Helaas is nog niet iedereen in Suriname ervan doordrongen dat de maatschappelijke gelijkheid die vrouwenrechtenactivisten nastreven een ieder ten goede komen. Dat organisaties als Projekta - maar ook haar collega’s als de Nationale Vrouwen Beweging, het Women’s Rights Centre, het Ilse Henar Hewit Juridisch Bureau Rechtshulp voor Vrouwen, Stichting Stop Geweld, om er enkele te noemen- niets anders nastreven dan een eerlijke samenleving. Een samenleving waarin iedereen, ongeacht hun geslacht, zichzelf kan zijn en als gelijkwaardig wordt gezien en behandeld.

 Caricom staatshoofden: aandacht voor gender?

Het is opvallend dat in de dagelijkse stroom van overheidsinformatie over nieuwe plannen en nieuw beleid, er zelden tot nooit wordt gerept over gendergelijkheid en  vrouwenrechten. Dit is des te frappanter, omdat ons staatshoofd is aangewezen om Gender (naast Cultuur, Jeugd en Sport) uit te dragen binnen de Caricom – en Suriname dus in het Caribisch gebied de toon moet zetten op het gebied van genderbeleid. Projekta kijkt dan ook belangstellend uit naar de Caricom Heads of State meeting, die binnenkort in ons land wordt gehouden. Zal Suriname, wanneer de staatshoofden bijeen zijn op 8 maart, de Internationale Dag van de Vrouw, nu eindelijk de aandacht van het Caribisch gebied vragen voor het belang van gendergelijkheid in de regio?

Activiteiten Maart van de Vrouw

Tijdens de “Maart van de Vrouw” organiseert Projekta verschillende openbare discussies. Zo zullen Carl Breeveld, Siegmien Staphorst en Lillian Ferrier spreken over hun idee van stabiele gezinnen en man/vrouwrelaties; en zal Marcia de Castro van de UNDP een inleiding houden over de wijze waarop de net getekende UNDAF (UN Development Assistance Framework) voor de periode 2012-2016 zal bijdragen aan het opheffen van genderongelijkheid.

Naast de openbare discussies zal Projekta voor belangstellenden weer gratis trainingen “Kennismaken met Gender” verzorgen.

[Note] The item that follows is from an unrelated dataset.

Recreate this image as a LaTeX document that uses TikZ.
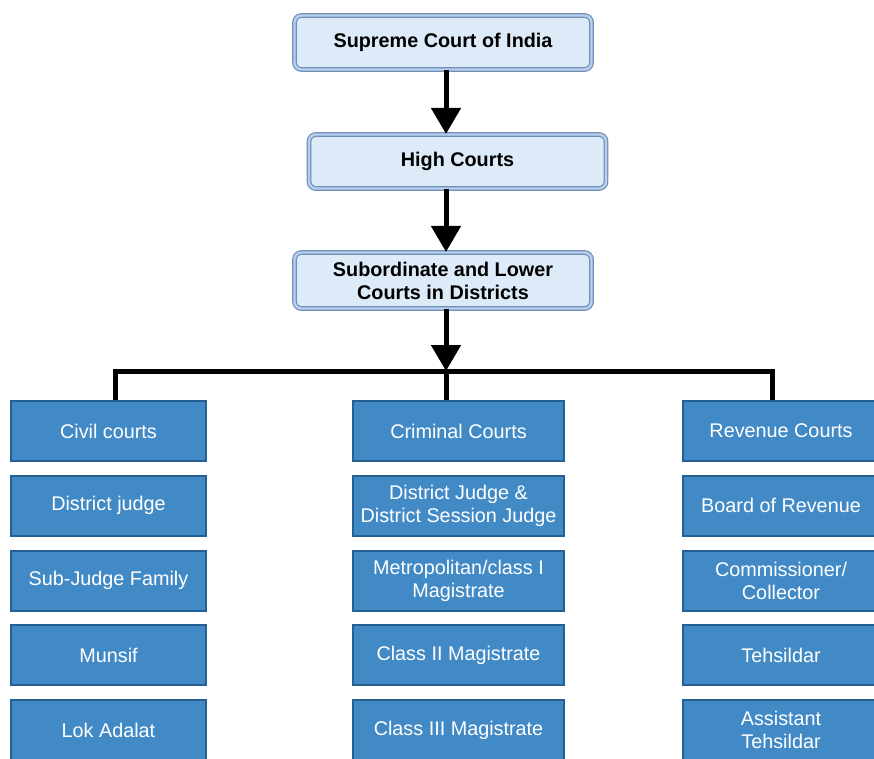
\documentclass[tikz,border=0pt]{standalone}
\usepackage{fontspec}
\setmainfont{Liberation Sans}
\usetikzlibrary{positioning,arrows.meta}

\definecolor{topfill}{RGB}{221,234,247}
\definecolor{topband}{RGB}{185,207,234}
\definecolor{topline}{RGB}{112,143,186}
\definecolor{lowfill}{RGB}{66,138,198}
\definecolor{lowline}{RGB}{36,96,148}

\tikzset{
  topbox/.style={draw=topline, line width=1.2pt, double=topband, double distance=2.4pt,
    rounded corners=7pt, fill=topfill, minimum width=297pt, minimum height=54pt,
    font=\bfseries\fontsize{19.8}{23}\selectfont, align=center, inner sep=0pt},
  lowbox/.style={draw=lowline, line width=2pt, fill=lowfill, text=white,
    minimum height=60pt, font=\fontsize{19.8}{23}\selectfont, align=center, inner sep=0pt},
  flow/.style={line width=5pt, -{Triangle[width=29pt,length=26pt]}},
  bar/.style={line width=5pt}
}

\begin{document}
\begin{tikzpicture}[x=1pt,y=-1pt]
    \useasboundingbox (0,0) rectangle (874,758);

    % Upper levels
    \node[topbox] (sc) at (443,42.5) {Supreme Court of India};
    \node[topbox] (hc) at (457.5,161.5) {High Courts};
    \node[topbox, minimum height=56pt] (sub) at (443,280.5) {Subordinate and Lower\\Courts in Districts};

    % Three columns of lower courts
    \foreach \txt [count=\i] in {Civil courts, District judge, Sub-Judge Family, Munsif, Lok Adalat} {
        \node[lowbox, minimum width=195pt] (civ\i) at (108.5,{431+74.75*(\i-1)}) {\txt};
    }
    \foreach \txt [count=\i] in {Criminal Courts, {District Judge \&\\District Session Judge},
        {Metropolitan/class I\\Magistrate}, Class II Magistrate, Class III Magistrate} {
        \node[lowbox, minimum width=211pt] (cri\i) at (458.5,{431+74.75*(\i-1)}) {\txt};
    }
    \foreach \txt [count=\i] in {Revenue Courts, Board of Revenue, {Commissioner/\\Collector},
        Tehsildar, {Assistant\\Tehsildar}} {
        \node[lowbox, minimum width=196pt] (rev\i) at (781,{431+74.75*(\i-1)}) {\txt};
    }

    % Arrows down the hierarchy
    \coordinate (axis) at (446,0);
    \coordinate (junc) at (446,371);
    \draw[flow] (sc.south -| axis) -- (hc.north -| axis);
    \draw[flow] (hc.south -| axis) -- (sub.north -| axis);
    \draw[flow] (sub.south -| axis) -- (junc);

    % Branch bar
    \draw[bar] ([xshift=6.5pt]civ1.north) |- (junc) -| ([xshift=-9pt]rev1.north);
    \draw[bar] (junc) -- (junc |- cri1.north);
\end{tikzpicture}
\end{document}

En aan het eind van de maand zal een workshop voor NGO’s worden georganiseerd rond het gebruik van gender awareness materiaal, dat met financiële ondersteuning van de Nederlandse Ambassade te Paramaribo is ontwikkeld. Dit materiaal zal gedurende de “Maart van de Vrouw” ook via radio en televisie worden uitgezonden, om de aandacht van het algemene publiek te vragen voor verschillende aspecten van gender en gendergelijkheid.